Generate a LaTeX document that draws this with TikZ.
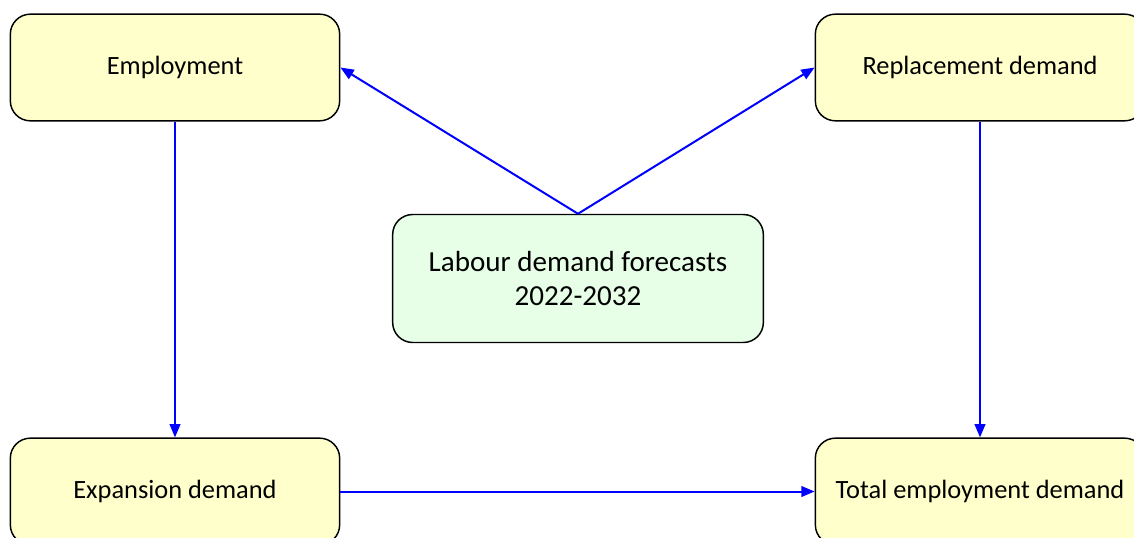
\documentclass[tikz,border=0pt]{standalone}
\usepackage{fontspec}
\setmainfont{Carlito}
\usepackage{tikz}
\usetikzlibrary{arrows.meta}
\usetikzlibrary{positioning}
\definecolor{boxyellow}{RGB}{255,255,204}
\definecolor{boxgreen}{RGB}{230,255,230}
\tikzstyle{etape}=[rectangle,draw,line width=1.1pt,rounded corners=15pt,
fill=boxyellow,minimum width=247pt,minimum height=80pt,
font=\fontsize{19.8}{24}\selectfont]
\tikzstyle{centre}=[rectangle,draw,line width=1.1pt,rounded corners=15pt,
fill=boxgreen,minimum width=278pt,minimum height=96pt,align=center,
font=\fontsize{21.8}{25.5}\selectfont]
\tikzstyle{suite}=[-{Triangle[length=10pt,width=8pt]},draw=blue,fill=blue,line width=1.5pt]
\begin{document}
\begin{tikzpicture}[x=0.75pt,y=-0.75pt]
\useasboundingbox (0,0) rectangle (1134,538);
\node[etape] (emp) at (175,67.5) {Employment};
\node[etape] (rep) at (980,67.5) {Replacement demand};
\node[centre] (lab) at (578,278.5) {Labour demand forecasts\\2022-2032};
\node[etape] (exp) at (175,491.5) {Expansion demand};
\node[etape] (tot) at (980,491.5) {Total employment demand};
%Drawing Edges
\draw[suite] (lab.north) -- (emp.east);
\draw[suite] (lab.north) -- (rep.west);
\draw[suite] (emp) -- (exp);
\draw[suite] (rep) -- (tot);
\draw[suite] (exp) -- (tot);
\end{tikzpicture}
\end{document}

#### WRITTEN INSTRUCTION:
Quote the full listing above word for word; exclude every picture from the copy.

#### EXERCISE ANSWER:
Generate a LaTeX document that draws this with TikZ.
\documentclass[tikz,border=0pt]{standalone}
\usepackage{fontspec}
\setmainfont{Carlito}
\usepackage{tikz}
\usetikzlibrary{arrows.meta}
\usetikzlibrary{positioning}
\definecolor{boxyellow}{RGB}{255,255,204}
\definecolor{boxgreen}{RGB}{230,255,230}
\tikzstyle{etape}=[rectangle,draw,line width=1.1pt,rounded corners=15pt,
fill=boxyellow,minimum width=247pt,minimum height=80pt,
font=\fontsize{19.8}{24}\selectfont]
\tikzstyle{centre}=[rectangle,draw,line width=1.1pt,rounded corners=15pt,
fill=boxgreen,minimum width=278pt,minimum height=96pt,align=center,
font=\fontsize{21.8}{25.5}\selectfont]
\tikzstyle{suite}=[-{Triangle[length=10pt,width=8pt]},draw=blue,fill=blue,line width=1.5pt]
\begin{document}
\begin{tikzpicture}[x=0.75pt,y=-0.75pt]
\useasboundingbox (0,0) rectangle (1134,538);
\node[etape] (emp) at (175,67.5) {Employment};
\node[etape] (rep) at (980,67.5) {Replacement demand};
\node[centre] (lab) at (578,278.5) {Labour demand forecasts\\2022-2032};
\node[etape] (exp) at (175,491.5) {Expansion demand};
\node[etape] (tot) at (980,491.5) {Total employment demand};
%Drawing Edges
\draw[suite] (lab.north) -- (emp.east);
\draw[suite] (lab.north) -- (rep.west);
\draw[suite] (emp) -- (exp);
\draw[suite] (rep) -- (tot);
\draw[suite] (exp) -- (tot);
\end{tikzpicture}
\end{document}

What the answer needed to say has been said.